Why are Gamers So Afraid of Change?

Developers walk a thin line when changing any aspect of a game for its sequel. It’s anybody’s guess whether they will be praised for innovation or taken out to the stockades for crimes against a beloved franchise. More often than not, any change to a franchise in a sequel is met with instant criticism, but one has to wonder: what’s the real virtue of a game being similar to its predecessor?

This criticism is anything but consistent. Consider the case of Thief (2014) and Bioshock: Infinite. Most of the complaints about the 2014 Thief game stem from its differences from the original. Perusing Metacritic reviews of Bioshock: Infinite, comparisons with Bioshock 1 or 2 are rarely mentioned. Each game deviated from its prequels, but only one game received flak for it.


What’s the difference? Bioshock: Infinite was a great game. Thief wasn’t. If reviewers had talked about how atrocious the game was on PC, or how its plot went off the rails before the prologue was over, I may have saved myself $60. Instead, all anyone could talk about was how different it was, and how that’s bad.

Sequels can also get flak for being too similar. People complained that Left 4 Dead 2 or Orcs Must Die! 2 should have just been downloadable content. Developers are often put between a rock and a hard place when continuing a franchise. It’s difficult to innovate and reach a wider audience while still satisfying longtime fans.

Left 4 Dead Blog

That’s not to say that long time fans shouldn’t complain about sweeping changes. It’s a major disappointment when a sequel to your favorite game takes a sharp turn from the original, because it means you’ll likely never get a followup with more of the stuff you loved. But each gamer should ask themselves if this change makes for a bad game, or just a bad sequel. I don’t think deviations on their own are a fair criteria for marking games down.

Consider this: if The Last of Us were a sequel to Left 4 Dead, would it still be considered a great game? They’re both shooters with zombies, but that’s where the similarities end. Would everyone hate The Last of Us because of its differences? It would be a slap in the face to anyone who wanted a legitimate Left 4 Dead 3, but it would still be an amazing game.

The Last of Us™ Remastered_20140728185706

Change can be bad. Diablo III’s auction house was a famous disaster. It made scouring dungeons for good items useless, and Blizzard scaled the game’s enemies in such a way that you needed the protection and damage output that auction gear provided.
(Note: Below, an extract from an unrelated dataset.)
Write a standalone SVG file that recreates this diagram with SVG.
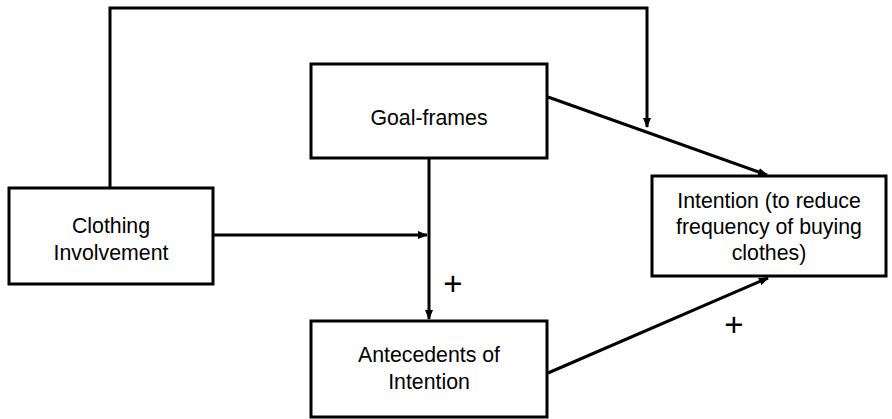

This made it so anyone without these pricey finds had no chance at higher difficulties. The Auction House ruined Diablo’s balance, not because it was too different, but because it was a bad idea.

The easy solution here is for gamers to stop judging games on this murky criteria. Fans of franchises have every right to be upset, and reviewers should let them know this won’t be the same game they know and love, but the verdict on whether a sequel is good or bad should hinge on the game itself; not its likeness to the original.

4 thoughts on “Why are Gamers So Afraid of Change?

  1. Interesting article on, what I agree to be, a quite perplexing subject. A likely reason it is so pervasive is that it is an easy criticism to levy (because obviously this is said in generally a negative fashion) while offering no real room to retort outside of “But that’s what makes it good”. It’s an easy way to drum up a negative perception for a game or company, because not only is it easy and “safe” to agree with, it has the air of being “right” because there’s no real rebuttal to it.

    But(!) when gamers (or any fan of entertainment media where there are sequals) want sequals what do they want? There is certainly a fine line to walk when you sequalize something, Stick with a story line or individualize each game? Same mechanics? If you do change mechanics do you tweak or revamp? When the game that a certain fanbase expects doesn’t show up, will the changes be agreeable? How do you know, if you did change it too much, what can you change back without being criticized its too much the same? Or would it be heralded as a return to form? What if they change very little in the main series and offer up a spin off for the “new” people crave? There really is no “easy” way out.

    It also brings up the question of how much developers should listen to their “fanbase” (or critics for that matter).

    Evolving a series (or “modernizing” it) can be extraordinarily difficult and fans (or non fans) should be cognizant of not that. I also agree with you in that probably the best way to somewhat solve this problem is to do what you said and view them in the context of it being its own game.

    It’s such a catch 22 though because even if you do that, it’s nigh impossible to not compare the game to it’s predecessors and when you do that that’s when these arguments (or at least thoughts, for the noncommentors) emerge. *sigh*

  2. Gamers these days need to make up their mind. Either you want innovation and new games, or you want the same old same old, remakes, remasters, etc. I think they’re the very reason why the industry will collapse in some years. Cause they don’t know what they want. No matter what happens, they’ll find something new to complain about. They’ve annoyed me so much that I don’t even consider myself a gamer anymore. I don’t wanna associate myself with them.

  3. because when you change it too much the inevitable question comes up: why does this have the name of the series on it? And of course this question came up due to me realizing that “change” is merely a descriptive and not a positive and “innovation” is just a cheap buzz term for people trying to make crappy ideas seem interesting. If you don’t want to invite comparison, then don’t use something else’s name, just make something of your own.